Mr. Sprott believes the yellow metal is safer than paper money, which can be printed by governments. He backs that up with his own investments, saying a few months ago that he has about 80 per cent of his money in the precious metals sector.

"I think [gold] will end up for the year, just like in 2008 ... because in a financial crisis, you don't want your money in a bank," he said.

He compared the current pullback to 2008, when the price of gold fell 30 per cent in eight months amid the financial crisis to $712 an ounce, only to rally to $873 by the end of the year and more than $1,900 by September 2011.

Mr. Sprott expressed his resolve for gold a day after prices nosedived nearly 10 per cent.

It was the steepest one-day decline since 1980 and sparked a broad selloff in Canadian gold mining stocks. The freefall in bullion prices – they have dropped 13 per cent in the past week – came amid bearish price forecasts, concerns the U.S Federal Reserve would ease its quantitative easing campaign, and fears central banks in Europe could sell gold to buffer balance sheets.

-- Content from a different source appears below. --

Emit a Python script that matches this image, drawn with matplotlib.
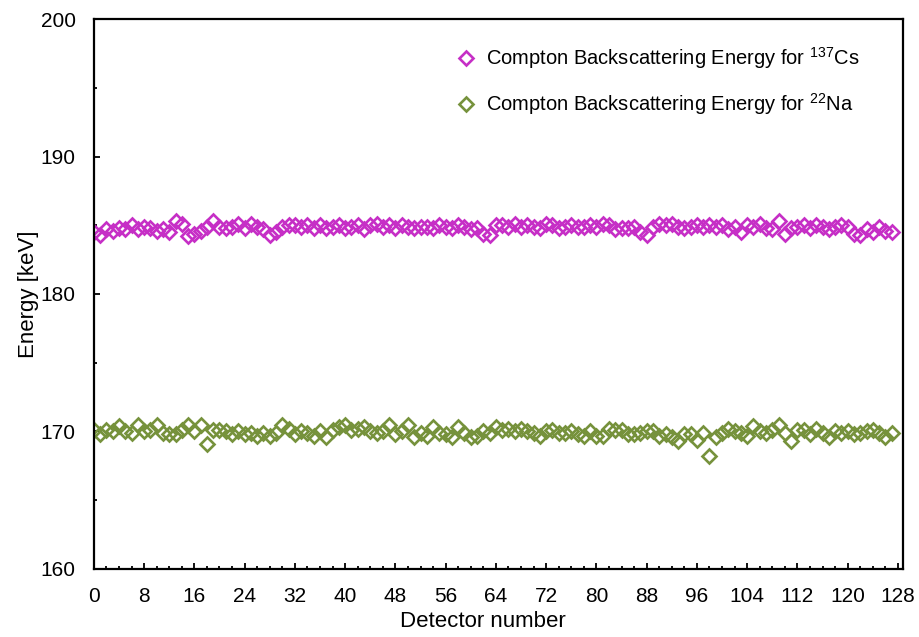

A turnaround in gold prices can't come too soon for Sprott Inc. Several of the firm's resource-reliant funds have posted lagging returns in recent years.

The company's flagship mutual fund, Sprott Canadian Equity Fund, plunged 10 per cent on Monday, bringing the year-to-date loss to 27 per cent. The fund posted an annualized loss of 8 per cent for the five years to March 31.

The Sprott Hedge Fund LP lost 34.2 per cent in the year ended March 31. Still, investors that got in at the beginning have done well -- the fund has returned an average of 11.2 per cent annually since its inception in 2000.

Shares of Sprott Inc., meanwhile, have also suffered recently, down 33 per cent so far this year.

Mr. Sprott asked his investors to stay the course on a conference call Tuesday, and even encouraged the purchase of more physical gold and silver as global investors flee from risky assets and commodity prices tumble.

Sprott's poor fund returns have hit the firm's performance fees, which are earned by beating certain benchmarks. And the company's mutual and hedge funds saw net redemptions of $567-million (Canadian) last year, which led the company to sell more physical gold and silver trusts to retail investors in order to boost assets under management. These physical trusts generate lower fee revenue on a percentage basis.

To shake things up, last year Sprott Asset Management installed two new co-chief investment managers – John Wilson and Scott Colbourne. The firm has also made some efforts to expand its investment focus beyond precious metals to encourage new investors.

But as for the recent gold selloff, Mr. Sprott pointed to speculators and said there's reason to stick with the metal. There are more buyers of physical gold than there is gold in the world, he noted. It's a fact that he said was evident in rising requests for deliveries on metals exchanges.

"I can tell you that on the ground, Sprott Money, which sells gold and silver maple leafs, did a record number of orders" on Monday. He also forecast scenarios where sellers would fail to deliver physical bullion on exchanges.

As evidence of the world's instability, Mr. Sprott pointed to the European debt crisis, and particularly the recent bailout terms in Cyprus that saw some large bank deposits take losses in exchange for $13.2-billion (U.S.) in financial aid from the European Union and International Monetary Fund. Weakness in the U.S. economy will also boost precious metals, he said.

Asked whether there was a scenario that might prove him wrong in his forecasts for gold, and silver for that matter, Mr. Sprott chuckled.

"Yes. Everybody stops printing [money]. The economy recovers. Governments get their deficits under control," he said. "Ha, ha, ha."